= Your task =
Repeat the listing that follows, character for character, minus the pictures.

= Dataset content =
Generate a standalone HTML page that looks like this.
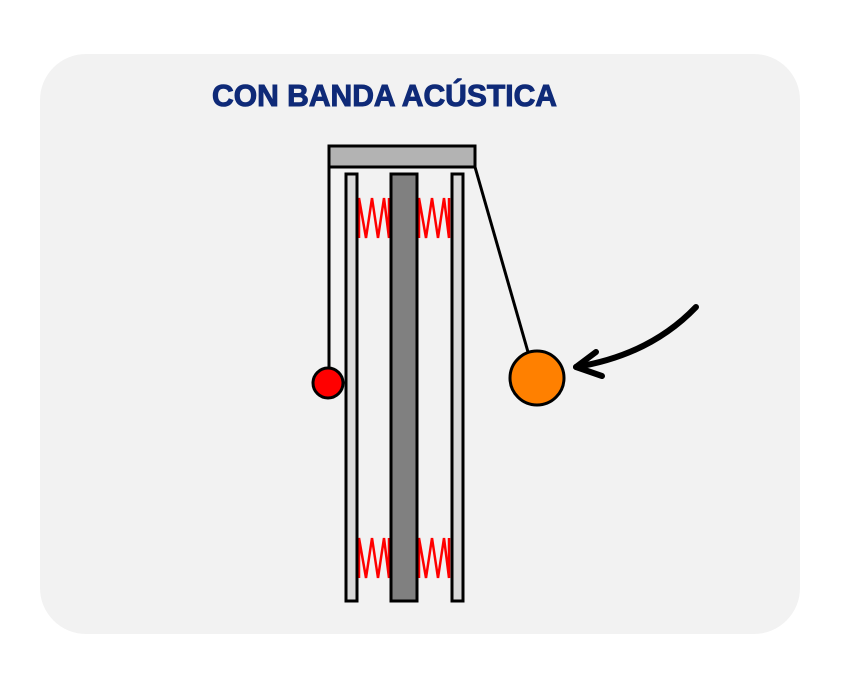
<!DOCTYPE html>
<html><head><style>html,body{margin:0;padding:0;background:#fff;}</style></head>
<body>
<svg width="842" height="676" viewBox="0 0 842 676" xmlns="http://www.w3.org/2000/svg">
<rect x="40" y="54" width="760" height="580" rx="46" fill="#f2f2f2"/>
<text x="212" y="106" font-family="Liberation Sans, sans-serif" font-weight="bold" font-size="31" fill="#0f2a78" stroke="#0f2a78" stroke-width="1" textLength="345" lengthAdjust="spacingAndGlyphs">CON BANDA ACÚSTICA</text>
<g fill="none" stroke="#ff0000" stroke-width="2.5">
<polyline points="359,238 359,198 366,238 372,198 378,238 384,198 389,238 389,198"/>
<polyline points="419,238 419,198 426,238 432,198 438,238 444,198 449,238 449,198"/>
<polyline points="359,578 359,538 366,578 372,538 378,578 384,538 389,578 389,538"/>
<polyline points="419,578 419,538 426,578 432,538 438,578 444,538 449,578 449,538"/>
</g>
<g stroke="#000" stroke-width="3">
<rect x="346" y="174" width="11" height="427" fill="#d9d9d9"/>
<rect x="452" y="174" width="11" height="427" fill="#d9d9d9"/>
<rect x="391" y="174" width="26" height="427" fill="#808080"/>
<rect x="329" y="146" width="146" height="21" fill="#b3b3b3"/>
</g>
<line x1="329" y1="167" x2="329" y2="368" stroke="#000" stroke-width="3"/>
<line x1="475" y1="167" x2="528" y2="352" stroke="#000" stroke-width="3"/>
<circle cx="328" cy="383" r="15" fill="#ff0000" stroke="#000" stroke-width="3"/>
<circle cx="537" cy="378" r="27" fill="#ff8000" stroke="#000" stroke-width="3"/>
<g fill="none" stroke="#000" stroke-width="6" stroke-linecap="round" stroke-linejoin="round">
<path d="M696,307 Q650,355 576,367"/>
<polyline points="596,352 576,367 602,376"/>
</g>
</svg>
</body></html>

= Output below =
Generate a standalone HTML page that looks like this.
<!DOCTYPE html>
<html><head><style>html,body{margin:0;padding:0;background:#fff;}</style></head>
<body>
<svg width="842" height="676" viewBox="0 0 842 676" xmlns="http://www.w3.org/2000/svg">
<rect x="40" y="54" width="760" height="580" rx="46" fill="#f2f2f2"/>
<text x="212" y="106" font-family="Liberation Sans, sans-serif" font-weight="bold" font-size="31" fill="#0f2a78" stroke="#0f2a78" stroke-width="1" textLength="345" lengthAdjust="spacingAndGlyphs">CON BANDA ACÚSTICA</text>
<g fill="none" stroke="#ff0000" stroke-width="2.5">
<polyline points="359,238 359,198 366,238 372,198 378,238 384,198 389,238 389,198"/>
<polyline points="419,238 419,198 426,238 432,198 438,238 444,198 449,238 449,198"/>
<polyline points="359,578 359,538 366,578 372,538 378,578 384,538 389,578 389,538"/>
<polyline points="419,578 419,538 426,578 432,538 438,578 444,538 449,578 449,538"/>
</g>
<g stroke="#000" stroke-width="3">
<rect x="346" y="174" width="11" height="427" fill="#d9d9d9"/>
<rect x="452" y="174" width="11" height="427" fill="#d9d9d9"/>
<rect x="391" y="174" width="26" height="427" fill="#808080"/>
<rect x="329" y="146" width="146" height="21" fill="#b3b3b3"/>
</g>
<line x1="329" y1="167" x2="329" y2="368" stroke="#000" stroke-width="3"/>
<line x1="475" y1="167" x2="528" y2="352" stroke="#000" stroke-width="3"/>
<circle cx="328" cy="383" r="15" fill="#ff0000" stroke="#000" stroke-width="3"/>
<circle cx="537" cy="378" r="27" fill="#ff8000" stroke="#000" stroke-width="3"/>
<g fill="none" stroke="#000" stroke-width="6" stroke-linecap="round" stroke-linejoin="round">
<path d="M696,307 Q650,355 576,367"/>
<polyline points="596,352 576,367 602,376"/>
</g>
</svg>
</body></html>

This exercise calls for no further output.